PROVIDED MATERIAL -
☆ ☆ ☆

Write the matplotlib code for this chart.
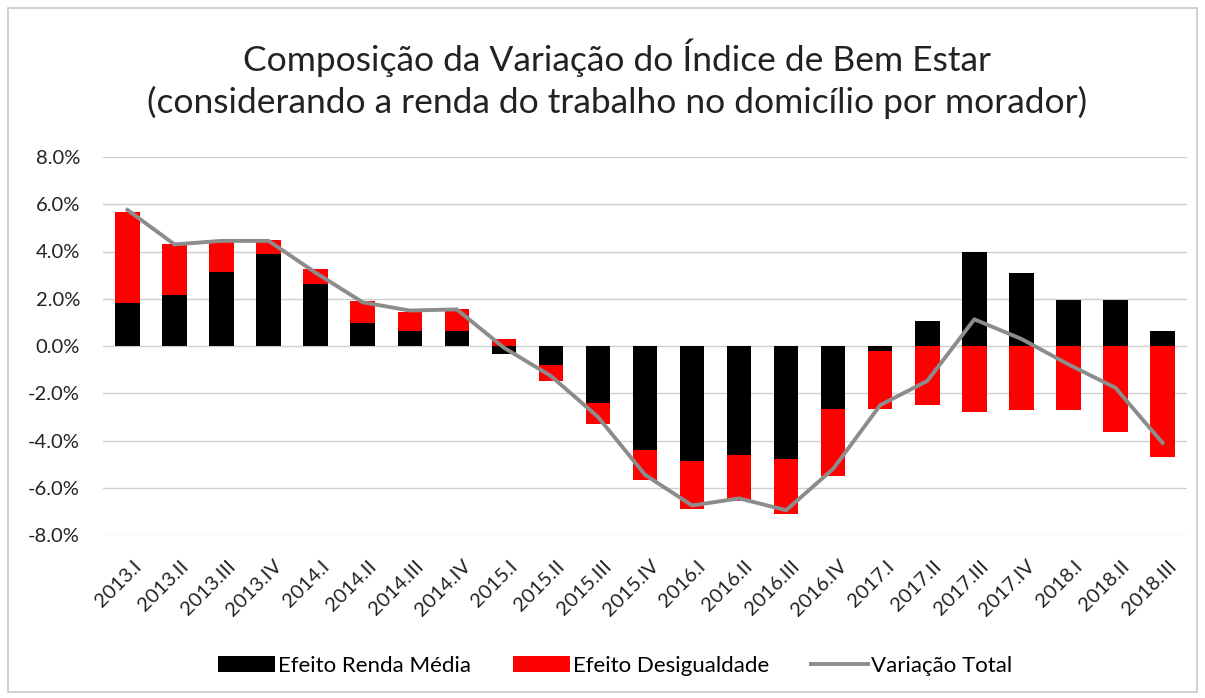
import matplotlib
matplotlib.use("Agg")
import matplotlib.pyplot as plt
import matplotlib.transforms as mtransforms
import numpy as np
from matplotlib.patches import Rectangle
from matplotlib.ticker import FuncFormatter

categories = ["2013.I", "2013.II", "2013.III", "2013.IV", "2014.I", "2014.II", "2014.III", "2014.IV",
              "2015.I", "2015.II", "2015.III", "2015.IV", "2016.I", "2016.II", "2016.III", "2016.IV",
              "2017.I", "2017.II", "2017.III", "2017.IV", "2018.I", "2018.II", "2018.III"]
renda_media = [1.81, 2.16, 3.14, 3.88, 2.61, 0.99, 0.62, 0.62,
               -0.35, -0.80, -2.43, -4.42, -4.87, -4.62, -4.77, -2.68,
               -0.22, 1.06, 3.98, 3.11, 1.94, 1.94, 0.64]
desigualdade = [3.88, 2.15, 1.31, 0.61, 0.67, 0.92, 0.80, 0.93,
                0.28, -0.70, -0.86, -1.27, -2.05, -1.92, -2.36, -2.83,
                -2.46, -2.51, -2.78, -2.71, -2.71, -3.63, -4.69]
variacao_total = [5.76, 4.30, 4.45, 4.45, 3.10, 1.85, 1.50, 1.55,
                  -0.07, -1.27, -3.00, -5.45, -6.75, -6.45, -6.95, -5.20,
                  -2.50, -1.48, 1.13, 0.30, -0.78, -1.77, -4.10]
y_ticks = [-8, -6, -4, -2, 0, 2, 4, 6, 8]

plt.rcParams['font.family'] = ['Lato', 'DejaVu Sans']

W, H = 1205, 698
fig = plt.figure(figsize=(W / 100, H / 100), dpi=100)
fig.patches.append(Rectangle((8 / W, 6 / H), (W - 16) / W, (H - 14) / H, transform=fig.transFigure,
                             fill=False, edgecolor="#c8c8c8", linewidth=1.2))

ax = fig.add_axes([103 / W, 1 - 535 / H, (1187 - 103) / W, (535 - 157) / H])
x = np.arange(len(categories))
rm = np.array(renda_media)
ds = np.array(desigualdade)
red_bottom = np.where(np.sign(rm) == np.sign(ds), rm, 0.0)

ax.bar(x, rm, width=0.52, color="black", label="Efeito Renda Média", zorder=2)
ax.bar(x, ds, bottom=red_bottom, width=0.52, color="#ff0000", label="Efeito Desigualdade", zorder=2)
ax.plot(x, variacao_total, color="#8c8c8c", linewidth=2.8, label="Variação Total", zorder=3)

ax.set_ylim(-8, 8)
ax.set_xlim(-0.5 - 0.02, len(categories) - 0.5 + 0.02)
ax.set_yticks(y_ticks)
ax.yaxis.set_major_formatter(FuncFormatter(lambda v, p: f"{v:.1f}%"))
ax.grid(axis="y", color="#d0d0d0", linewidth=1.0, zorder=0)
for s in ax.spines.values():
    s.set_visible(False)
ax.tick_params(axis="both", length=0, colors="#222222")
ax.tick_params(axis="y", pad=16.5, labelsize=14.5)
ax.set_xticks(x)
ax.set_xticklabels(categories, rotation=45, ha="right", rotation_mode="anchor", fontsize=14.5)
ax.tick_params(axis="x", pad=16)
offset = mtransforms.ScaledTranslation(5 / 100, 0, fig.dpi_scale_trans)
for lbl in ax.get_xticklabels():
    lbl.set_transform(lbl.get_transform() + offset)

fig.text(617 / W, 1 - 58 / H, "Composição da Variação do Índice de Bem Estar", ha="center", va="center",
         fontsize=25.5, color="#222222")
fig.text(617 / W, 1 - 102 / H, "(considerando a renda do trabalho no domicílio por morador)", ha="center",
         va="center", fontsize=25.5, color="#222222")

handles, labels = ax.get_legend_handles_labels()
h = [handles[1], handles[2], handles[0]]
l = [labels[1], labels[2], labels[0]]
leg = fig.legend(h, l, loc="center", bbox_to_anchor=(615 / W, 1 - 666 / H), ncol=3, frameon=False,
                 fontsize=16, handlelength=2.55, handleheight=0.75, handletextpad=0.13, columnspacing=1.9)

fig.savefig("out.png", dpi=100, facecolor="white")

☆ ☆ ☆

EXERCISE DETAILS - Copy each line above precisely, dropping the pictures.

CORRECT RESPONSE -
Write the matplotlib code for this chart.
import matplotlib
matplotlib.use("Agg")
import matplotlib.pyplot as plt
import matplotlib.transforms as mtransforms
import numpy as np
from matplotlib.patches import Rectangle
from matplotlib.ticker import FuncFormatter

categories = ["2013.I", "2013.II", "2013.III", "2013.IV", "2014.I", "2014.II", "2014.III", "2014.IV",
              "2015.I", "2015.II", "2015.III", "2015.IV", "2016.I", "2016.II", "2016.III", "2016.IV",
              "2017.I", "2017.II", "2017.III", "2017.IV", "2018.I", "2018.II", "2018.III"]
renda_media = [1.81, 2.16, 3.14, 3.88, 2.61, 0.99, 0.62, 0.62,
               -0.35, -0.80, -2.43, -4.42, -4.87, -4.62, -4.77, -2.68,
               -0.22, 1.06, 3.98, 3.11, 1.94, 1.94, 0.64]
desigualdade = [3.88, 2.15, 1.31, 0.61, 0.67, 0.92, 0.80, 0.93,
                0.28, -0.70, -0.86, -1.27, -2.05, -1.92, -2.36, -2.83,
                -2.46, -2.51, -2.78, -2.71, -2.71, -3.63, -4.69]
variacao_total = [5.76, 4.30, 4.45, 4.45, 3.10, 1.85, 1.50, 1.55,
                  -0.07, -1.27, -3.00, -5.45, -6.75, -6.45, -6.95, -5.20,
                  -2.50, -1.48, 1.13, 0.30, -0.78, -1.77, -4.10]
y_ticks = [-8, -6, -4, -2, 0, 2, 4, 6, 8]

plt.rcParams['font.family'] = ['Lato', 'DejaVu Sans']

W, H = 1205, 698
fig = plt.figure(figsize=(W / 100, H / 100), dpi=100)
fig.patches.append(Rectangle((8 / W, 6 / H), (W - 16) / W, (H - 14) / H, transform=fig.transFigure,
                             fill=False, edgecolor="#c8c8c8", linewidth=1.2))

ax = fig.add_axes([103 / W, 1 - 535 / H, (1187 - 103) / W, (535 - 157) / H])
x = np.arange(len(categories))
rm = np.array(renda_media)
ds = np.array(desigualdade)
red_bottom = np.where(np.sign(rm) == np.sign(ds), rm, 0.0)

ax.bar(x, rm, width=0.52, color="black", label="Efeito Renda Média", zorder=2)
ax.bar(x, ds, bottom=red_bottom, width=0.52, color="#ff0000", label="Efeito Desigualdade", zorder=2)
ax.plot(x, variacao_total, color="#8c8c8c", linewidth=2.8, label="Variação Total", zorder=3)

ax.set_ylim(-8, 8)
ax.set_xlim(-0.5 - 0.02, len(categories) - 0.5 + 0.02)
ax.set_yticks(y_ticks)
ax.yaxis.set_major_formatter(FuncFormatter(lambda v, p: f"{v:.1f}%"))
ax.grid(axis="y", color="#d0d0d0", linewidth=1.0, zorder=0)
for s in ax.spines.values():
    s.set_visible(False)
ax.tick_params(axis="both", length=0, colors="#222222")
ax.tick_params(axis="y", pad=16.5, labelsize=14.5)
ax.set_xticks(x)
ax.set_xticklabels(categories, rotation=45, ha="right", rotation_mode="anchor", fontsize=14.5)
ax.tick_params(axis="x", pad=16)
offset = mtransforms.ScaledTranslation(5 / 100, 0, fig.dpi_scale_trans)
for lbl in ax.get_xticklabels():
    lbl.set_transform(lbl.get_transform() + offset)

fig.text(617 / W, 1 - 58 / H, "Composição da Variação do Índice de Bem Estar", ha="center", va="center",
         fontsize=25.5, color="#222222")
fig.text(617 / W, 1 - 102 / H, "(considerando a renda do trabalho no domicílio por morador)", ha="center",
         va="center", fontsize=25.5, color="#222222")

handles, labels = ax.get_legend_handles_labels()
h = [handles[1], handles[2], handles[0]]
l = [labels[1], labels[2], labels[0]]
leg = fig.legend(h, l, loc="center", bbox_to_anchor=(615 / W, 1 - 666 / H), ncol=3, frameon=False,
                 fontsize=16, handlelength=2.55, handleheight=0.75, handletextpad=0.13, columnspacing=1.9)

fig.savefig("out.png", dpi=100, facecolor="white")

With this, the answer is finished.